▸ **MATERIAL FOR THE TASK**:
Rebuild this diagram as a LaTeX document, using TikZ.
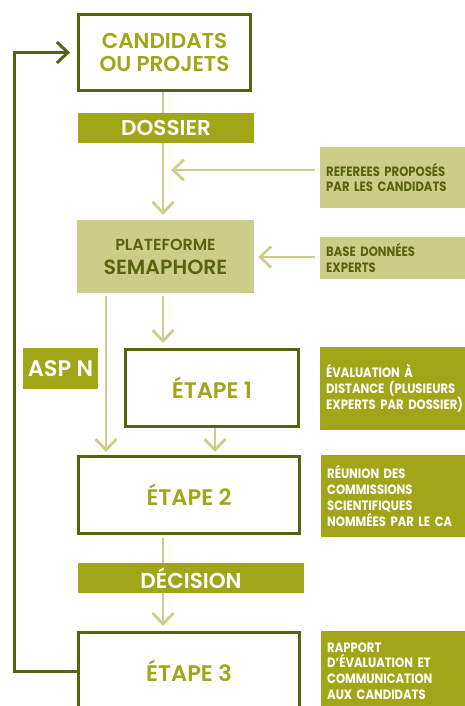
\documentclass[tikz,border=0pt]{standalone}
\usepackage{fontspec}
\setmainfont{Poppins}[UprightFont=* SemiBold]
\newfontfamily\sidefont{Poppins}[UprightFont=* Bold, FakeStretch=0.86]
\usetikzlibrary{arrows.meta}
\definecolor{olive}{RGB}{160,166,24}
\definecolor{darkolive}{RGB}{88,99,16}
\definecolor{lightolive}{RGB}{204,205,136}
\tikzset{
  stagebox/.style={draw=darkolive, line width=3pt, fill=white, text=olive, align=center, inner sep=0pt},
  barbox/.style={fill=olive, text=white, inner sep=0pt, align=center},
  lightbox/.style={fill=lightolive, text=darkolive, inner sep=0pt, align=center},
  sidebox/.style={fill=olive, text=white, anchor=west, inner xsep=6pt, inner ysep=0pt, text width=150pt, align=left, font=\sidefont\fontsize{13.5}{15.8}\selectfont},
  sidelight/.style={sidebox, fill=lightolive, text=darkolive},
  conn/.style={draw=lightolive, line width=2.7pt, -{Straight Barb[length=11pt,width=21pt]}},
  plain/.style={draw=lightolive, line width=2.7pt},
  fb/.style={draw=darkolive, line width=3pt, line join=miter, -{Straight Barb[length=11pt,width=21pt]}},
  big/.style={font=\fontsize{21.5}{23}\selectfont},
  bigger/.style={font=\fontsize{22.5}{24}\selectfont}
}
\begin{document}
\begin{tikzpicture}[x=1pt,y=-1pt]
\useasboundingbox (0,0) rectangle (465,706);
\begin{scope}
\clip (0,0) rectangle (465,706);
% coordinates for vertical connector lines
\coordinate (cx) at (163,0);
\coordinate (lx) at (106,0);
\coordinate (rx) at (215,0);
\coordinate (fbx) at (14,0);

\node[stagebox, big, minimum width=172pt, minimum height=76pt] (cand) at (164.5,52.5) {CANDIDATS\\OU PROJETS};
\node[barbox, big, minimum width=176pt, minimum height=30pt] (doss) at (166,128) {DOSSIER};
\node[lightbox, font=\fontsize{20.5}{24}\selectfont, minimum width=177pt, minimum height=73pt] (plat) at (165.5,256.5)
  {{\fontsize{16}{17}\selectfont PLATEFORME}\\{\fontsize{20.5}{23}\selectfont SEMAPHORE}};
\node[sidelight, minimum height=61pt] (ref) at (320,177.5) {REFEREES PROPOSÉS\\PAR LES CANDIDATS};
\node[sidelight, minimum height=42pt] (base) at (320,258) {BASE DONNÉES\\EXPERTS};
\node[barbox, bigger, minimum width=75pt, minimum height=41pt] (asp) at (60.5,368.5) {ASP N};
\node[stagebox, bigger, minimum width=173pt, minimum height=77pt] (e1) at (212,388) {ÉTAPE 1};
\node[sidebox, minimum height=83pt] (eval) at (320,388.5) {ÉVALUATION À\\DISTANCE (PLUSIEURS\\EXPERTS PAR DOSSIER)};
\node[stagebox, bigger, minimum width=221pt, minimum height=77pt] (e2) at (189,495) {ÉTAPE 2};
\node[sidebox, minimum height=82pt] (reun) at (321,496) {RÉUNION DES\\COMMISSIONS\\SCIENTIFIQUES\\NOMMÉES PAR LE CA};
\node[barbox, font=\fontsize{21.5}{23}\selectfont, minimum width=226pt, minimum height=30pt] (dec) at (191,578) {DÉCISION};
\node[stagebox, bigger, minimum width=221pt, minimum height=77pt] (e3) at (189,671) {ÉTAPE 3};
\node[sidebox, minimum height=80pt] (rap) at (321,671) {RAPPORT\\D’ÉVALUATION ET\\COMMUNICATION\\AUX CANDIDATS};

% connectors
\draw[plain] (cand.south -| cx) -- (doss.north -| cx);
\draw[conn, shorten >=5pt] (doss.south -| cx) -- (plat.north -| cx);
\draw[conn, shorten <=5pt, shorten >=8pt] ([yshift=7.5pt]ref.west) -- ([yshift=7.5pt]ref.west -| cx);
\draw[conn, shorten <=5pt, shorten >=4pt] ([yshift=1pt]base.west) -- ([yshift=1pt]base.west -| plat.east);
\draw[conn, shorten <=3pt, shorten >=3pt] (plat.south -| lx) -- (e2.north -| lx);
\draw[conn, shorten <=3pt, shorten >=5pt] (plat.south -| cx) -- (e1.north -| cx);
\draw[conn, shorten >=3pt] (e1.south -| rx) -- (e2.north -| rx);
\draw[plain, shorten <=3pt] (e2.south -| cx) -- (dec.north -| cx);
\draw[conn, shorten >=5pt] (dec.south -| cx) -- (e3.north -| cx);
\draw[fb, shorten >=7pt] (e3.west) -- (e3.west -| fbx) |- (cand.west);
\end{scope}
\end{tikzpicture}
\end{document}
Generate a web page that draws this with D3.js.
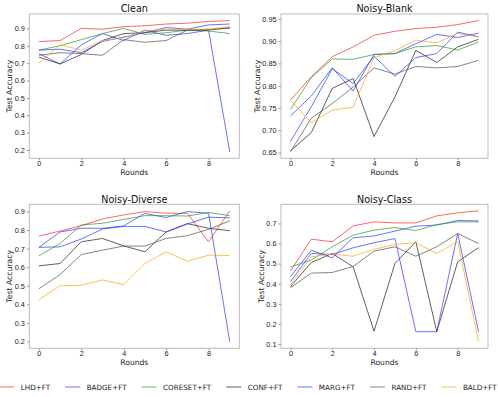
<!DOCTYPE html>
<html>
<head>
<meta charset="utf-8">
<script src="https://cdn.jsdelivr.net/npm/d3@7"></script>
<style>
  body { margin: 0; background: #fff; }
  svg { display: block; font-family: "DejaVu Sans", sans-serif; }
  .domain { display: none; }
  .tick line { stroke: #999; }
  .tick text { fill: #222; font-size: 7.3px; }
</style>
</head>
<body>
<svg id="chart" width="498" height="397"></svg>
<script>
// methods, in legend order
var methods = ['LHD+FT', 'BADGE+FT', 'CORESET+FT', 'CONF+FT', 'MARG+FT', 'RAND+FT', 'BALD+FT'];
var colors = ['#ff2a2a', '#2a3dff', '#2e9a2e', '#222222', '#2a3dff', '#555555', '#ffa51f'];
var rounds = [0, 1, 2, 3, 4, 5, 6, 7, 8, 9];
var xTicks = [0, 2, 4, 6, 8];

// test accuracy per round, one array per method (same order as methods)
var clean = [
  [0.824, 0.830, 0.900, 0.895, 0.910, 0.915, 0.925, 0.930, 0.940, 0.945],
  [0.755, 0.695, 0.805, 0.870, 0.830, 0.890, 0.860, 0.870, 0.890, 0.190],
  [0.775, 0.800, 0.835, 0.870, 0.900, 0.865, 0.875, 0.890, 0.885, 0.870],
  [0.735, 0.695, 0.750, 0.830, 0.870, 0.875, 0.890, 0.890, 0.890, 0.905],
  [0.775, 0.780, 0.760, 0.825, 0.850, 0.875, 0.905, 0.895, 0.920, 0.925],
  [0.745, 0.760, 0.755, 0.745, 0.835, 0.820, 0.830, 0.890, 0.895, 0.900],
  [0.700, 0.805, 0.775, 0.830, 0.845, 0.885, 0.895, 0.895, 0.895, 0.910]
];
var noisyBlank = [
  [0.768, 0.820, 0.865, 0.887, 0.913, 0.922, 0.928, 0.931, 0.937, 0.946],
  [0.732, 0.777, 0.840, 0.788, 0.870, 0.872, 0.894, 0.915, 0.908, 0.918],
  [0.747, 0.818, 0.860, 0.859, 0.870, 0.872, 0.887, 0.890, 0.880, 0.898],
  [0.654, 0.695, 0.794, 0.816, 0.686, 0.775, 0.879, 0.852, 0.887, 0.904],
  [0.675, 0.753, 0.838, 0.805, 0.866, 0.821, 0.863, 0.872, 0.920, 0.910],
  [0.652, 0.727, 0.760, 0.797, 0.840, 0.826, 0.843, 0.840, 0.843, 0.857],
  [0.768, 0.717, 0.745, 0.752, 0.863, 0.879, 0.902, 0.896, 0.917, 0.909]
];
var noisyDiverse = [
  [0.768, 0.795, 0.824, 0.860, 0.882, 0.900, 0.891, 0.891, 0.737, 0.904],
  [0.707, 0.790, 0.810, 0.810, 0.823, 0.890, 0.868, 0.900, 0.891, 0.198],
  [0.661, 0.728, 0.828, 0.837, 0.858, 0.878, 0.878, 0.876, 0.895, 0.878],
  [0.607, 0.620, 0.737, 0.755, 0.715, 0.683, 0.790, 0.835, 0.810, 0.797],
  [0.707, 0.710, 0.752, 0.806, 0.820, 0.820, 0.790, 0.833, 0.870, 0.866],
  [0.484, 0.560, 0.668, 0.692, 0.714, 0.714, 0.755, 0.770, 0.804, 0.850],
  [0.424, 0.500, 0.503, 0.531, 0.506, 0.620, 0.683, 0.632, 0.665, 0.663]
];
var noisyClass = [
  [0.463, 0.622, 0.609, 0.688, 0.708, 0.703, 0.703, 0.738, 0.753, 0.763],
  [0.435, 0.567, 0.529, 0.629, 0.638, 0.662, 0.687, 0.692, 0.715, 0.713],
  [0.484, 0.518, 0.584, 0.642, 0.667, 0.680, 0.665, 0.695, 0.708, 0.708],
  [0.385, 0.506, 0.551, 0.484, 0.164, 0.501, 0.609, 0.161, 0.509, 0.580],
  [0.410, 0.551, 0.546, 0.579, 0.604, 0.625, 0.161, 0.161, 0.650, 0.161],
  [0.380, 0.453, 0.456, 0.486, 0.562, 0.584, 0.537, 0.584, 0.650, 0.600],
  [0.393, 0.534, 0.547, 0.537, 0.571, 0.596, 0.604, 0.551, 0.609, 0.111]
];

var titles = ['Clean', 'Noisy-Blank', 'Noisy-Diverse', 'Noisy-Class'];
var yTicks = [
  [0.2, 0.3, 0.4, 0.5, 0.6, 0.7, 0.8, 0.9],
  [0.65, 0.70, 0.75, 0.80, 0.85, 0.90, 0.95],
  [0.2, 0.3, 0.4, 0.5, 0.6, 0.7, 0.8, 0.9],
  [0.1, 0.2, 0.3, 0.4, 0.5, 0.6, 0.7]
];
var yFormats = ['.1f', '.2f', '.1f', '.1f'];
var panelData = [clean, noisyBlank, noisyDiverse, noisyClass];

// panel boxes
var boxes = [
  {x0: 29.3, x1: 239.3, y0: 14, y1: 158.3},
  {x0: 281, x1: 488, y0: 14, y1: 158.3},
  {x0: 29.3, x1: 239.3, y0: 204.3, y1: 348.3},
  {x0: 281, x1: 488, y0: 204.3, y1: 348.3}
];

var svg = d3.select('#chart');

panelData.forEach(function(series, p) {
  var b = boxes[p];
  var all = d3.merge(series);
  var lo = d3.min(all), hi = d3.max(all), pad = (hi - lo) * 0.05;

  var x = d3.scaleLinear().domain([-0.45, 9.45]).range([b.x0, b.x1]);
  var y = d3.scaleLinear().domain([lo - pad, hi + pad]).range([b.y1, b.y0]);

  var g = svg.append('g');

  var line = d3.line()
    .x(function(d, i) { return x(rounds[i]); })
    .y(function(d) { return y(d); });

  g.selectAll('path.series')
    .data(series)
    .enter().append('path')
      .attr('class', 'series')
      .attr('d', line)
      .attr('fill', 'none')
      .attr('stroke', function(d, i) { return colors[i]; })
      .attr('stroke-width', 1)
      .attr('stroke-opacity', 0.72);

  g.append('rect')
    .attr('x', b.x0).attr('y', b.y0)
    .attr('width', b.x1 - b.x0).attr('height', b.y1 - b.y0)
    .attr('fill', 'none').attr('stroke', '#bbb').attr('stroke-width', 1);

  g.append('g')
    .attr('transform', 'translate(0,' + b.y1 + ')')
    .call(d3.axisBottom(x).tickValues(xTicks).tickSize(2).tickPadding(0.6).tickFormat(d3.format('d')));

  var yAxis = g.append('g')
    .attr('transform', 'translate(' + b.x0 + ',0)')
    .call(d3.axisLeft(y).tickValues(yTicks[p]).tickSize(2.5).tickPadding(2).tickFormat(d3.format(yFormats[p])));

  var bb = yAxis.node().getBBox();
  var cx = (b.x0 + b.x1) / 2, cy = (b.y0 + b.y1) / 2;

  g.append('text')
    .attr('x', cx).attr('y', b.y0 - 1.8)
    .attr('text-anchor', 'middle')
    .attr('font-size', 9.6).attr('fill', '#111')
    .text(titles[p]);

  g.append('text')
    .attr('x', cx).attr('y', b.y1 + 17)
    .attr('text-anchor', 'middle')
    .attr('font-size', 7.6).attr('fill', '#222')
    .text('Rounds');

  g.append('text')
    .attr('transform', 'translate(' + (b.x0 + bb.x - 2.3) + ',' + cy + ') rotate(-90)')
    .attr('text-anchor', 'middle')
    .attr('font-size', 7.7).attr('fill', '#222')
    .text('Test Accuracy');
});

// legend, one row along the bottom
var legend = svg.append('g');
var lx = 0;
methods.forEach(function(m, i) {
  var item = legend.append('g').attr('transform', 'translate(' + lx + ',0)');
  item.append('line')
    .attr('x1', 0).attr('x2', 15)
    .attr('stroke', colors[i]).attr('stroke-width', 1).attr('stroke-opacity', 0.72);
  var t = item.append('text')
    .attr('x', 21.5).attr('y', 2.6)
    .attr('font-size', 7.2).attr('fill', '#222')
    .text(m);
  lx += 21.5 + t.node().getComputedTextLength() + 15;
});
var legW = lx - 15;
legend.attr('transform', 'translate(' + (248 - legW / 2) + ',387)');
</script>
</body>
</html>
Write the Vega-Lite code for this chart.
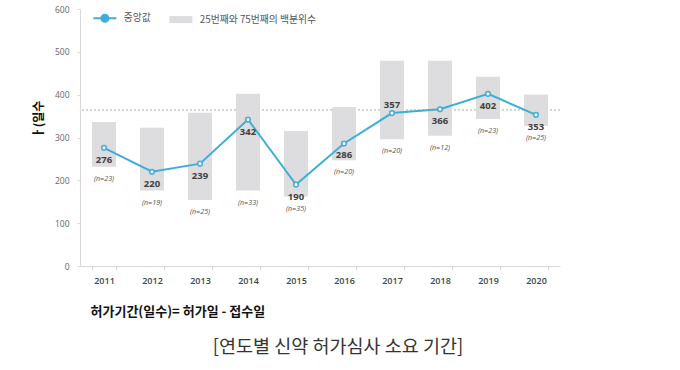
{
  "$schema": "https://vega.github.io/schema/vega-lite/v6.json",
  "width": 480,
  "height": 257,
  "autosize": {"type": "none"},
  "padding": {"left": 80, "top": 9, "right": 120, "bottom": 104},
  "background": "white",
  "config": {"view": {"stroke": null}, "font": "Noto Sans CJK KR"},
  "title": {
    "text": "[연도별 신약 허가심사 소요 기간]",
    "orient": "bottom",
    "anchor": "middle",
    "frame": "group",
    "dx": 18,
    "offset": 19,
    "fontSize": 18.5,
    "fontWeight": "normal",
    "color": "#333333",
    "font": "Noto Sans CJK KR"
  },
  "data": {
    "values": [
      {"year": "2011", "med": 276, "q25": 232, "q75": 336, "nlab": "(n=23)"},
      {"year": "2012", "med": 220, "q25": 176, "q75": 323, "nlab": "(n=19)"},
      {"year": "2013", "med": 239, "q25": 154, "q75": 358, "nlab": "(n=25)"},
      {"year": "2014", "med": 342, "q25": 176, "q75": 402, "nlab": "(n=33)"},
      {"year": "2015", "med": 190, "q25": 162, "q75": 315, "nlab": "(n=35)"},
      {"year": "2016", "med": 286, "q25": 247, "q75": 371, "nlab": "(n=20)"},
      {"year": "2017", "med": 357, "q25": 296, "q75": 479, "nlab": "(n=20)"},
      {"year": "2018", "med": 366, "q25": 304, "q75": 479, "nlab": "(n=12)"},
      {"year": "2019", "med": 402, "q25": 343, "q75": 442, "nlab": "(n=23)"},
      {"year": "2020", "med": 353, "q25": 327, "q75": 400, "nlab": "(n=25)"}
    ]
  },
  "layer": [
    {
      "mark": {"type": "rule", "color": "#d0d0d0", "strokeDash": [2, 2], "strokeWidth": 1},
      "encoding": {"y": {"datum": 365, "type": "quantitative"}}
    },
    {
      "mark": {"type": "bar"},
      "encoding": {
        "x": {
          "field": "year",
          "type": "ordinal",
          "scale": {"paddingInner": 0.5, "paddingOuter": 0.25},
          "axis": {
            "title": "허가기간(일수)= 허가일 - 접수일",
            "titleAnchor": "start",
            "titleX": 10,
            "titleY": 45.5,
            "titleBaseline": "middle",
            "titleFontSize": 13,
            "titleFontWeight": "bold",
            "titleColor": "#111111",
            "titleFont": "Noto Sans CJK KR",
            "labelAngle": 0,
            "labelFontSize": 9,
            "labelFontWeight": 600,
            "labelColor": "#444444",
            "labelFont": "Open Sans",
            "labelPadding": 6,
            "tickBand": "extent",
            "tickColor": "#d9d9d9",
            "tickSize": 4,
            "domainColor": "#d9d9d9"
          }
        },
        "y": {
          "field": "q25",
          "type": "quantitative",
          "scale": {"domain": [0, 600], "nice": false},
          "axis": {
            "values": [0, 100, 200, 300, 400, 500, 600],
            "grid": false,
            "title": "ㅏ(일수",
            "titleX": -42,
            "titleY": 110,
            "titleAngle": 270,
            "titleBaseline": "middle",
            "titleFontSize": 12,
            "titleFontWeight": "bold",
            "titleColor": "#111111",
            "titleFont": "Noto Sans CJK KR",
            "labelFontSize": 8.5,
            "labelColor": "#666666",
            "labelFont": "Open Sans",
            "labelPadding": 8,
            "tickColor": "#d9d9d9",
            "tickSize": 3,
            "domainColor": "#d9d9d9"
          }
        },
        "y2": {"field": "q75"},
        "color": {
          "datum": "25번째와 75번째의 백분위수",
          "type": "nominal",
          "scale": {
            "domain": ["중앙값", "25번째와 75번째의 백분위수"],
            "range": ["#3eaed8", "#dddcde"]
          },
          "legend": {
            "orient": "none",
            "legendX": 20,
            "legendY": 4,
            "direction": "horizontal",
            "title": null,
            "symbolSize": 400,
            "labelOffset": 14,
            "columnPadding": 18,
            "labelFontSize": 9.8,
            "labelColor": "#555555",
            "labelFont": "Noto Sans CJK KR",
            "encode": {
              "symbols": {
                "update": {
                  "shape": {"signal": "datum.value === '중앙값' ? 'M-1.15,0H-0.35M0.35,0H1.15M0.35,0A0.35,0.35,0,1,1,-0.35,0A0.35,0.35,0,1,1,0.35,0' : 'M-1.15,-0.35H1.15V0.35H-1.15Z'"},
                  "fill": {"signal": "datum.value === '중앙값' ? '#ffffff' : '#dddcde'"},
                  "stroke": {"signal": "datum.value === '중앙값' ? '#3eaed8' : '#dddcde'"},
                  "strokeWidth": {"signal": "datum.value === '중앙값' ? 2 : 0"},
                  "opacity": {"value": 1},
                  "fillOpacity": {"value": 1},
                  "strokeOpacity": {"value": 1}
                }
              }
            }
          }
        }
      }
    },
    {
      "mark": {"type": "line", "strokeWidth": 2},
      "encoding": {
        "x": {"field": "year", "type": "ordinal"},
        "y": {"field": "med", "type": "quantitative"},
        "color": {"datum": "중앙값", "type": "nominal"}
      }
    },
    {
      "mark": {"type": "point", "filled": false, "fill": "#ffffff", "stroke": "#3eaed8", "strokeWidth": 1.5, "size": 22, "opacity": 1},
      "encoding": {
        "x": {"field": "year", "type": "ordinal"},
        "y": {"field": "med", "type": "quantitative"}
      }
    },
    {
      "transform": [{"filter": "datum.year !== '2017'"}],
      "mark": {"type": "text", "dy": 12, "baseline": "middle", "fontSize": 9.5, "fontWeight": "bold", "color": "#404040", "font": "Open Sans"},
      "encoding": {
        "x": {"field": "year", "type": "ordinal"},
        "y": {"field": "med", "type": "quantitative"},
        "text": {"field": "med"}
      }
    },
    {
      "transform": [{"filter": "datum.year === '2017'"}],
      "mark": {"type": "text", "dy": -8, "baseline": "middle", "fontSize": 9.5, "fontWeight": "bold", "color": "#404040", "font": "Open Sans"},
      "encoding": {
        "x": {"field": "year", "type": "ordinal"},
        "y": {"field": "med", "type": "quantitative"},
        "text": {"field": "med"}
      }
    },
    {
      "mark": {"type": "text", "dy": 12, "baseline": "middle", "fontSize": 7.2, "fontStyle": "italic", "color": "#555555", "font": "Open Sans"},
      "encoding": {
        "x": {"field": "year", "type": "ordinal"},
        "y": {"field": "q25", "type": "quantitative"},
        "text": {"field": "nlab"}
      }
    }
  ]
}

▸ **OBJECTIVE**: Nothing but the lines from the one containing "Generate a web" through the one containing "var xTicks = [0, 2, 4, 6, 8];" should be echoed, each exactly as it stands; pictures are excluded.

▸ **FULL RESPONSE**:
Generate a web page that draws this with D3.js.
<!DOCTYPE html>
<html>
<head>
<meta charset="utf-8">
<script src="https://cdn.jsdelivr.net/npm/d3@7"></script>
<style>
  body { margin: 0; background: #fff; }
  svg { display: block; font-family: "DejaVu Sans", sans-serif; }
  .domain { display: none; }
  .tick line { stroke: #999; }
  .tick text { fill: #222; font-size: 7.3px; }
</style>
</head>
<body>
<svg id="chart" width="498" height="397"></svg>
<script>
// methods, in legend order
var methods = ['LHD+FT', 'BADGE+FT', 'CORESET+FT', 'CONF+FT', 'MARG+FT', 'RAND+FT', 'BALD+FT'];
var colors = ['#ff2a2a', '#2a3dff', '#2e9a2e', '#222222', '#2a3dff', '#555555', '#ffa51f'];
var rounds = [0, 1, 2, 3, 4, 5, 6, 7, 8, 9];
var xTicks = [0, 2, 4, 6, 8];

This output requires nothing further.